To retrieve the features, call sl_ml_audio_feature_generation_get_features_raw or sl_ml_audio_feature_generation_fill_tensor.

Note
This function needs to be called often enough to ensure that the audio buffer isn't overwritten.
Returns
SL_STATUS_OK for success SL_STATUS_EMPTY No new slices were calculated

sl_ml_audio_feature_generation_get_features_raw()

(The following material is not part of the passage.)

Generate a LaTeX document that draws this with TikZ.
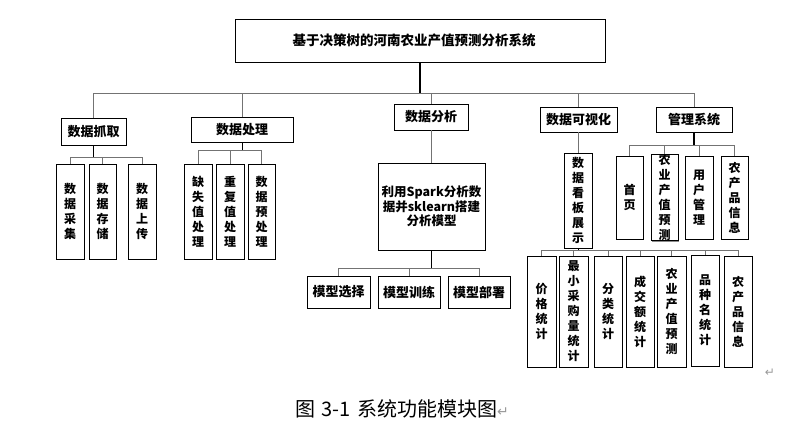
\documentclass[tikz,border=0pt]{standalone}
\usepackage{fontspec}
\newfontfamily\cjk{Noto Sans CJK SC}
\newfontfamily\dejavu{DejaVu Sans}
\usetikzlibrary{shadows,calc}
\begin{document}
\begin{tikzpicture}[x=1pt,y=-1pt,
 box/.style={draw=black,line width=0.8pt,fill=white,inner sep=0pt,align=center,
   drop shadow={shadow xshift=1.3pt,shadow yshift=-1.3pt,fill=black!45,opacity=1},
   font=\cjk\bfseries\fontsize{13}{15}\selectfont},
 vbox/.style={box,font=\cjk\bfseries\fontsize{12}{15}\selectfont},
 conn/.style={draw=black!55,line width=0.9pt},
 stem/.style={draw=black,line width=1pt},
]
\useasboundingbox (0,0) rectangle (795,423);
% top
\node[box,minimum width=370pt,minimum height=43pt,font=\cjk\bfseries\fontsize{13.5}{15}\selectfont] (top) at (420,40.5) {基于决策树的河南农业产值预测分析系统\hspace*{12pt}};
% level 1
\node[box,minimum width=65pt,minimum height=27pt] (a1) at (93.5,131.5) {数据抓取};
\node[box,minimum width=102pt,minimum height=25pt] (a2) at (242,129.5) {数据处理};
\node[box,minimum width=74pt,minimum height=26pt] (a3) at (431,117) {数据分析};
\node[box,minimum width=77pt,minimum height=25pt] (a4) at (578.5,119.5) {数据可视化};
\node[box,minimum width=76pt,minimum height=25pt] (a5) at (694,119.5) {管理系统};
% a1 children
\node[vbox,minimum width=28pt,minimum height=95pt] (b11) at (70,211.5) {数\\据\\采\\集};
\node[vbox,minimum width=27pt,minimum height=95pt] (b12) at (102.5,211.5) {数\\据\\存\\储};
\node[vbox,minimum width=28pt,minimum height=95pt] (b13) at (142,211.5) {数\\据\\上\\传};
% a2 children
\node[vbox,minimum width=28pt,minimum height=95pt] (b21) at (198,211.5) {缺\\失\\值\\处\\理};
\node[vbox,minimum width=28pt,minimum height=95pt] (b22) at (230,211.5) {重\\复\\值\\处\\理};
\node[vbox,minimum width=27pt,minimum height=95pt] (b23) at (261.5,211.5) {数\\据\\预\\处\\理};
% a3 children
\node[box,minimum width=107pt,minimum height=87pt,font=\cjk\bfseries\fontsize{12.5}{14.5}\selectfont] (c) at (431.5,206.5) {利用Spark分析数\\据并sklearn搭建\\分析模型};
\node[box,minimum width=63pt,minimum height=32pt] (m1) at (338.5,292) {模型选择};
\node[box,minimum width=62pt,minimum height=32pt] (m2) at (409,292) {模型训练};
\node[box,minimum width=62pt,minimum height=32pt] (m3) at (479,292) {模型部署};
% a4 children
\node[vbox,minimum width=28pt,minimum height=95pt] (d) at (578,200.5) {数\\据\\看\\板\\展\\示};
\node[vbox,minimum width=29pt,minimum height=111pt] (e1) at (541.5,311.5) {价\\格\\统\\计};
\node[vbox,minimum width=29pt,minimum height=111pt] (e2) at (573.5,311.5) {最\\小\\采\\购\\量\\统\\计};
\node[vbox,minimum width=28pt,minimum height=111pt] (e3) at (608,311.5) {分\\类\\统\\计};
\node[vbox,minimum width=28pt,minimum height=111pt] (e4) at (640,311.5) {成\\交\\额\\统\\计};
\node[vbox,minimum width=29pt,minimum height=111pt] (e5) at (671.5,311.5) {农\\业\\产\\值\\预\\测};
\node[vbox,minimum width=28pt,minimum height=111pt] (e6) at (705,310.5) {品\\种\\名\\统\\计};
\node[vbox,minimum width=28pt,minimum height=111pt] (e7) at (738,311.5) {农\\产\\品\\信\\息};
% a5 children
\node[vbox,minimum width=27pt,minimum height=83pt] (f1) at (629.5,197.5) {首\\页};
\node[vbox,minimum width=27pt,minimum height=83pt] (f2) at (664.5,197.5) {农\\业\\产\\值\\预\\测};
\node[vbox,minimum width=28pt,minimum height=83pt] (f3) at (699,197.5) {用\\户\\管\\理};
\node[vbox,minimum width=27pt,minimum height=83pt] (f4) at (734.5,197.5) {农\\产\\品\\信\\息};
% connectors
\coordinate (bus0) at (0,93);
\draw[stem,line width=1.5pt] (top.south) -- (top.south|-bus0);
\foreach \n in {a1,a2,a3,a4,a5} \draw[conn] (top.south|-bus0) -| (\n.north);
\coordinate (bus1) at (0,157);
\draw[stem] (a1.south) -- (a1.south|-bus1);
\foreach \n in {b11,b12,b13} \draw[conn] (a1.south|-bus1) -| (\n.north);
\coordinate (bus2) at (0,150);
\draw[stem] (a2.south) -- (a2.south|-bus2);
\foreach \n in {b21,b22,b23} \draw[conn] (a2.south|-bus2) -| (\n.north);
\draw[conn] (a3.south) -- (a3.south|-c.north);
\coordinate (bus3) at (0,268);
\draw[stem] (c.south) -- (c.south|-bus3);
\foreach \n in {m1,m2,m3} \draw[conn] (c.south|-bus3) -| (\n.north);
\draw[conn] (a4.south) -- (a4.south|-d.north);
\coordinate (bus4) at (0,250);
\draw[stem] (d.south) -- (d.south|-bus4);
\foreach \n in {e1,e2,e3,e4,e5,e6,e7} \draw[conn] (d.south|-bus4) -| (\n.north);
\coordinate (bus5) at (0,145);
\draw[stem,line width=1.5pt] (a5.south) -- (a5.south|-bus5);
\foreach \n in {f1,f2,f3,f4} \draw[conn] (a5.south|-bus5) -| (\n.north);
% paragraph mark and caption
\node[font=\dejavu\fontsize{12}{12}\selectfont,text=black!40,inner sep=0pt] (pm) at (770,373) {↵};
\node[font=\cjk\fontsize{20}{21}\selectfont,inner sep=0pt] (cap) at (402,409) {图\hspace{6pt}3-1\hspace{7pt}系统功能模块图{\dejavu\fontsize{14}{14}\selectfont\color{black!40}↵}};
\end{tikzpicture}
\end{document}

sl_status_t sl_ml_audio_feature_generation_get_features_raw ( uint16_t * buffer,
size_t num_elements
)

Retrieve the features as type uint16 and copy them to the provided buffer.

Parameters
[out] buffer Pointer to the buffer to store the feature data
[in] num_elements The number of elements corresponding to the size of the buffer; If this is not large enough to store the entire feature buffer the function will return with an error.
Note
This function overwrites the entire buffer.
Returns
SL_STATUS_OK for success SL_STATUS_INVALID_PARAMETER num_elements too small

sl_ml_audio_feature_generation_fill_tensor()

sl_status_t sl_ml_audio_feature_generation_fill_tensor ( TfLiteTensor * input_tensor )

Fill a TensorFlow tensor with feature data of type int8.

The int8 values are derived by quantizing the microfrontend output, expected to be in the range 0 to 670, to signed integer numbers in -128 to 127 range.

Parameters
[in] input_tensor The input tensor to fill with features.
Note
This function overwrites the entire input tensor.
Supports tensors of type kTfLiteInt8.
Returns
SL_STATUS_OK for success SL_STATUS_INVALID_PARAMETER Tensor type or size does not correspond with configuration

sl_ml_audio_feature_generation_get_new_feature_slice_count()

int sl_ml_audio_feature_generation_get_new_feature_slice_count ( )

Return the number of new or unfetched feature slices that have been updated since the last call to sl_ml_audio_feature_generation_get_features_raw or sl_ml_audio_feature_generation_fill_tensor.

Returns
The number of unfetched feature slices

sl_ml_audio_feature_generation_get_feature_buffer_size()

int sl_ml_audio_feature_generation_get_feature_buffer_size ( )

Return the feature buffer size.

Returns
Size of the feature buffer

sl_ml_audio_feature_generation_reset()

void sl_ml_audio_feature_generation_reset ( )

Reset the state of the audio feature generator.